By James Byers
College is a pretty magical time for a lot of reasons, most of them obvious and well documented.
One of the most underrated, though, is the ample opportunity and free time that students have to discover and consume music.
Music makes everything more fun, whether you’re studying in Moody Library, running the Bear Trail or exercising at the McLane SLC.
As I prepare to graduate, I can’t help but fondly remember some of the wonderful musical discoveries that became the soundtrack to my time as an undergraduate.
I’ve listened to a lot of music over the last four years, probably too much, but below are four albums, one for each school year, which helped define my musical development. Thanks to the magic of iTunes statistics I’ve also determined the approximate date these albums first hooked my ears.
Album: “Crooked Rain, Crooked Rain”
Year released: 1994
I was barely a freshman when I discovered Pavement, a band of lovable alternative slackers who defined underground rock in the ’90s. “Crooked Rain, Crooked Rain,” the band’s second album, is generally regarded as a classic but I didn’t know that when I started listening. Led by frontman Stephen Malkmus, this album is an exhibition in smart songwriting coupled with witty lyrics, catchy guitar hooks and a fair amount of youthful angst, all tossed off with effortless cool. I would quickly pick up Pavement’s other four albums and devour them. My dream was fulfilled last July when I watched the reunited band perform live in Chicago.
Band: Galaxie 500
Album: “On Fire”
Year released: 1989
I remember when I first cued up Galaxie 500’s album “On Fire” on my iPod.
I was sitting in the basement of Moody Library studying for a final exam that was surely inconsequential compared to the discovery I was about to make.
“On Fire” is a slow-burning stunner of an album, the kind of album you get lost in.
It’s an album that’s greater than the sum of its minimal parts: singer Dean Wareham’s otherworldly wail paired with dreamy guitar textures, all swathed in a wall of reverb that makes the album sound absolutely huge.
I may have discovered “On Fire” in 2008, nearly 20 years after it was released, but it still sounds both soothing and exciting every time I revisit it.
Band: Beach House
Album: “Teen Dream”
Year released: 2010
Here’s an album I didn’t so much discover as anticipate.
I was already a fan of Beach House when the band released its third album last year.

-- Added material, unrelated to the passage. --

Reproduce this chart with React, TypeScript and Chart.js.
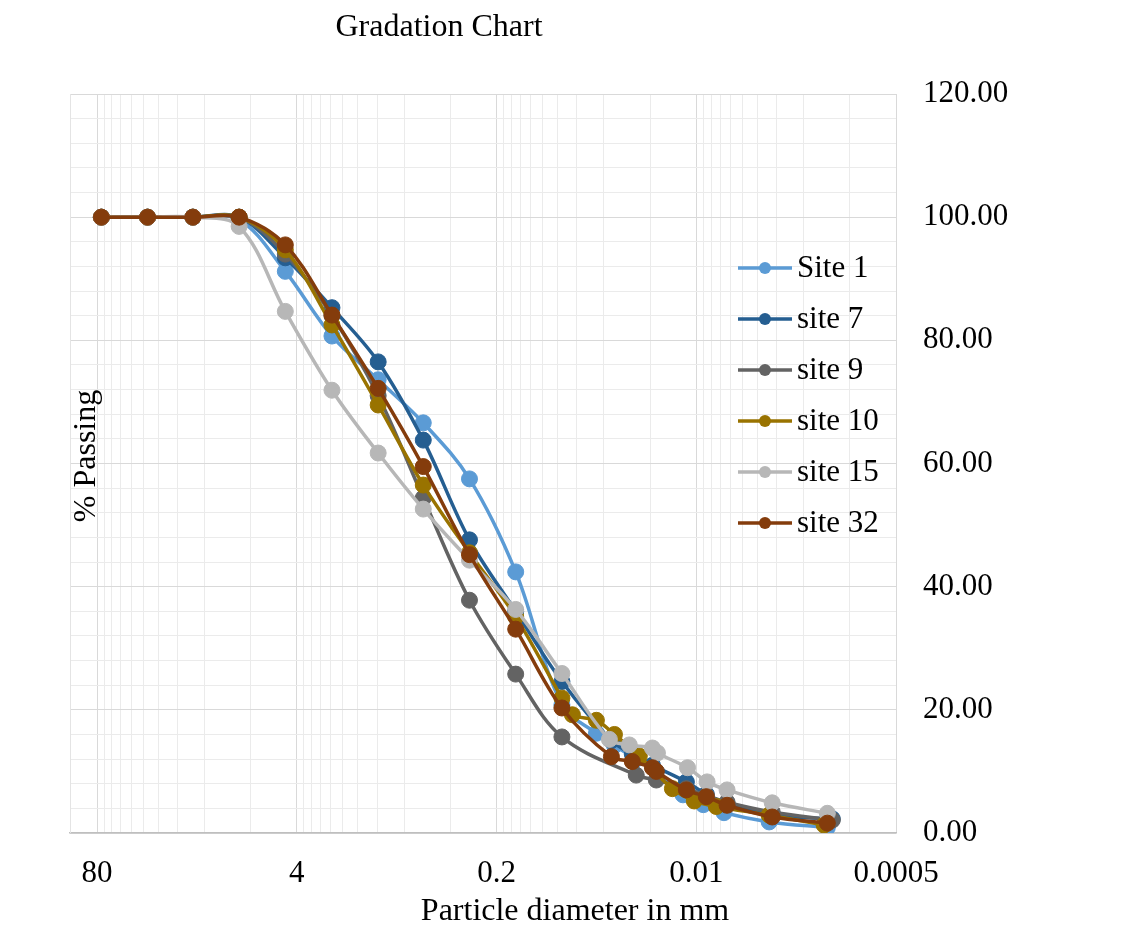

Thankfully the band, which consists of vocalist Victoria Legrand and guitarist Alex Scally, delivered on its immense promise.
“Teen Dream” is an example of a contemporary band at the height of its powers. The lush dream pop that Beach House perfected on the album was like a breath of spring air when it was released in the gloom of January.
Scally’s delicate guitar lines are the perfect complement to Legrand’s earnest, emotive vocals.
“Teen Dream” is more than just my favorite album released in 2010; it’s also one of the defining albums of my college years.
Band: The Modern Lovers
Album: “The Modern Lovers”
Year released: 1976
The first and only studio album released by The Modern Lovers is a tour de force of ’70s rock and roll swagger.
Labeled “proto-punk” for the influence it would have on punk rock, The Modern Lovers’ self-titled debut is a blast. Frontman Jonathan Richman captures the awkwardness, paranoia and thrill of being young with a keen eye for detail.
Some of Richman’s best songs are downright creepy, like the stalker anthem and album highlight “Hospital,” while other cuts like album opener “Roadrunner” bounce with an infectious energy.
Perfect for exercising, or just walking through campus with some time to kill, “The Modern Lovers” is a classic by any measure.
James Byers is a senior business journalism major from Indianapolis and the news editor for the Lariat.